The Networking Core Centers for International Cooperation on Conservation of Cultural Heritage Project for the Protection of Cultural Heritage in the Kyrgyz Republic and Central Asia

A trainee cleaning a metal object

 The Japan Center for International Cooperation in Conservation has undertaken a four-year training project since 2011. As part of the project, a series of workshops will be held covering “documentation,” “excavations,” “conservation,” and “site management.”
 The fourth workshop, a “Training Workshop on Conservation of Archaeological Objects and Documentation of Excavated Objects,” was held jointly with the Institute of History and Cultural Heritage, the National Academy of Sciences, Kyrgyz Republic from February 8 to 14, 2013. A total of eight young Kyrgyz trainees participated in the workshop.
 During the workshop, trainees received practical training in “pottery reconstruction,” “metal conservation,” and “pottery drawing” using archaeological objects that were excavated during the 3rd workshop in the summer of 2012.
 The Japan Center for International Cooperation in Conservation plans to conduct various workshops to protect cultural heritage in Central Asia next year as well.

Survey of the Philippines as a Partnering Country by the Japan Consortium for International Cooperation in Cultural Heritage

Interview with members of the National Commission of Culture and the Arts
Interior of San Agustin Church, a World Heritage Site
Callao Cave on the northern part of the island of Luzon

 The Japan Consortium for International Cooperation in Cultural Heritage surveyed the cultural heritage of Myanmar from February 14th to the 25th. The main goal of the survey was to explore current and future developments in international cooperation to preserve cultural heritage in the Philippines by visiting sites firsthand and determining the Philippines’ specific requirements for cooperative efforts. Sites such as churches and houses from the Spanish colonial period as well as prehistoric shell mounds and rock art were visited along with museums and libraries. Survey members gathered information and interviewed relevant personnel.
 Results of the survey indicated that the public needs to be increasingly aware of the need to protect many historic buildings and archaeological sites as cultural heritage. That said, educational institutions involved in protecting cultural heritage are lagging, so personnel need to be promptly trained.

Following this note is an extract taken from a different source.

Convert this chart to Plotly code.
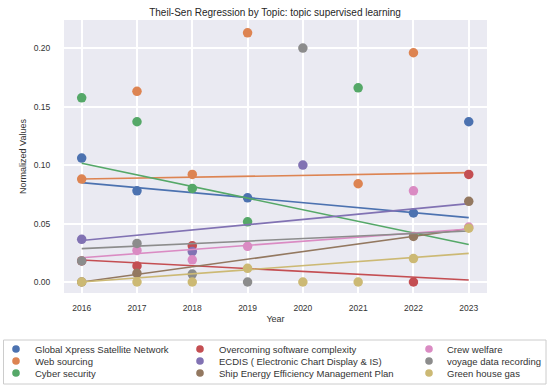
import plotly.graph_objects as go

years = [2016, 2017, 2018, 2019, 2020, 2021, 2022, 2023]

topics = [
    "Global Xpress Satellite Network",
    "Web sourcing",
    "Cyber security",
    "Overcoming software complexity",
    "ECDIS ( Electronic Chart Display & IS)",
    "Ship Energy Efficiency Management Plan",
    "Crew welfare",
    "voyage data recording",
    "Green house gas",
]

global_xpress = [0.106, 0.078, None, 0.072, None, None, 0.059, 0.137]
web_sourcing = [0.088, 0.163, 0.092, 0.213, None, 0.084, 0.196, None]
cyber_security = [0.1575, 0.137, 0.080, 0.0515, None, 0.166, None, None]
software_complexity = [0.018, 0.0137, 0.031, None, None, None, 0.0, 0.092]
ecdis = [0.0365, None, 0.026, None, 0.100, None, None, None]
ship_energy = [0.0, 0.0074, None, None, None, None, 0.039, 0.069]
crew_welfare = [None, 0.027, 0.019, 0.0305, None, None, 0.078, 0.047]
voyage_data = [0.018, 0.033, 0.0068, 0.0, 0.200, None, None, None]
green_house = [0.0, 0.0, 0.0, 0.0117, 0.0, 0.0, 0.020, 0.046]

series = [global_xpress, web_sourcing, cyber_security, software_complexity,
          ecdis, ship_energy, crew_welfare, voyage_data, green_house]

# Theil-Sen fitted values at first and last year
trend_start = [0.085, 0.088, 0.1015, 0.0188, 0.0355, 0.0, 0.0208, 0.0285, 0.0]
trend_end = [0.055, 0.0935, 0.032, 0.0017, 0.067, 0.0455, 0.0453, 0.0436, 0.0245]

colors = ["#4C72B0", "#DD8452", "#55A868", "#C44E52", "#8172B3",
          "#937860", "#DA8BC3", "#8C8C8C", "#CCB974"]

W, H = 550, 386
L, R, T, B = 64, 63, 20, 93
pw, ph = W - L - R, H - T - B

fig = go.Figure()
for name, vals, c, s, e in zip(topics, series, colors, trend_start, trend_end):
    xs = [y for y, v in zip(years, vals) if v is not None]
    ys = [v for v in vals if v is not None]
    fig.add_trace(go.Scatter(x=xs, y=ys, mode="markers", name=name,
                             marker=dict(color=c, size=9.5, line=dict(width=0)),
                             showlegend=False))
    fig.add_trace(go.Scatter(x=[years[0], years[-1]], y=[s, e], mode="lines",
                             line=dict(color=c, width=1.6), showlegend=False))

# manual legend (3 columns, column-major)
def px_to_paper_x(px):
    return (px - L) / pw

def px_to_paper_y(py):
    return (H - B - py) / ph

shapes = [dict(type="rect", xref="paper", yref="paper",
               x0=px_to_paper_x(3.5), x1=px_to_paper_x(546),
               y0=px_to_paper_y(340), y1=px_to_paper_y(384),
               line=dict(color="#cccccc", width=1), fillcolor="white", layer="above")]
annotations = []
col_marker_x = [16, 200, 429]
col_text_x = [33, 217, 445]
row_y = [349, 361, 373]
for i, (name, c) in enumerate(zip(topics, colors)):
    col, row = i // 3, i % 3
    shapes.append(dict(type="circle", xref="paper", yref="paper",
                       xsizemode="pixel", ysizemode="pixel",
                       xanchor=px_to_paper_x(col_marker_x[col]),
                       yanchor=px_to_paper_y(row_y[row]),
                       x0=-3.8, x1=3.8, y0=-3.8, y1=3.8,
                       fillcolor=c, line=dict(width=0), layer="above"))
    annotations.append(dict(xref="paper", yref="paper",
                            x=px_to_paper_x(col_text_x[col]),
                            y=px_to_paper_y(row_y[row]),
                            xanchor="left", yanchor="middle", showarrow=False,
                            text=name, font=dict(size=9.5, color="#333333")))

fig.update_layout(
    width=W, height=H,
    margin=dict(l=L, r=R, t=T, b=B),
    paper_bgcolor="white",
    plot_bgcolor="#EAEAF2",
    font=dict(family="Liberation Sans, Arial, sans-serif", color="#333333"),
    title=dict(text="Theil-Sen Regression by Topic: topic supervised learning",
               x=0.5, xanchor="center", y=1 - 12 / H, yanchor="middle",
               font=dict(size=10, color="#262626")),
    shapes=shapes,
    annotations=annotations,
    showlegend=False,
)
fig.update_xaxes(range=[2015.68, 2023.33], tickvals=years,
                 ticktext=[str(y) for y in years],
                 showgrid=True, gridcolor="white", gridwidth=1.5, zeroline=False,
                 ticks="outside", ticklen=7, tickcolor="rgba(0,0,0,0)",
                 tickfont=dict(size=8.5, color="#333333"),
                 title=dict(text="Year", font=dict(size=9, color="#333333"), standoff=3))
fig.update_yaxes(range=[-0.0094, 0.224], tickvals=[0.0, 0.05, 0.10, 0.15, 0.20],
                 tickformat=".2f",
                 showgrid=True, gridcolor="white", gridwidth=1.5, zeroline=False,
                 ticks="outside", ticklen=11, tickcolor="rgba(0,0,0,0)",
                 tickfont=dict(size=8.5, color="#333333"),
                 title=dict(text="Normalized Values", font=dict(size=9, color="#333333"), standoff=5))

fig.write_html("out.html", config={"displayModeBar": False},
               post_script="document.body.style.margin='0';document.body.style.padding='0';")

Cooperation with local authorities is a key aspect of protecting cultural heritage, and provision of that protection depends on local politics.
 Interviews indicated that the Philippines wishes Japan to help foster academic cooperation between the countries and train Filipino personnel with an eye toward increased public awareness of cultural heritage and cooperation in Asia. Japan needs to capitalize on its previous cooperative efforts in Asia and provide support with an eye toward cooperation with other Asian countries. Such steps are essential to determining ways to protect the cultural heritage of the Philippines.
 The year 2013 is the 40th Year of ASEAN-Japan Friendship and Cooperation, and Japan is expected to cooperate more with the region. In order to explore the nature of cooperation Japan can provide with regard to preserving cultural heritage, plans are to determine what support Japan can provide while continuing to gather information and coordinate with relevant institutions.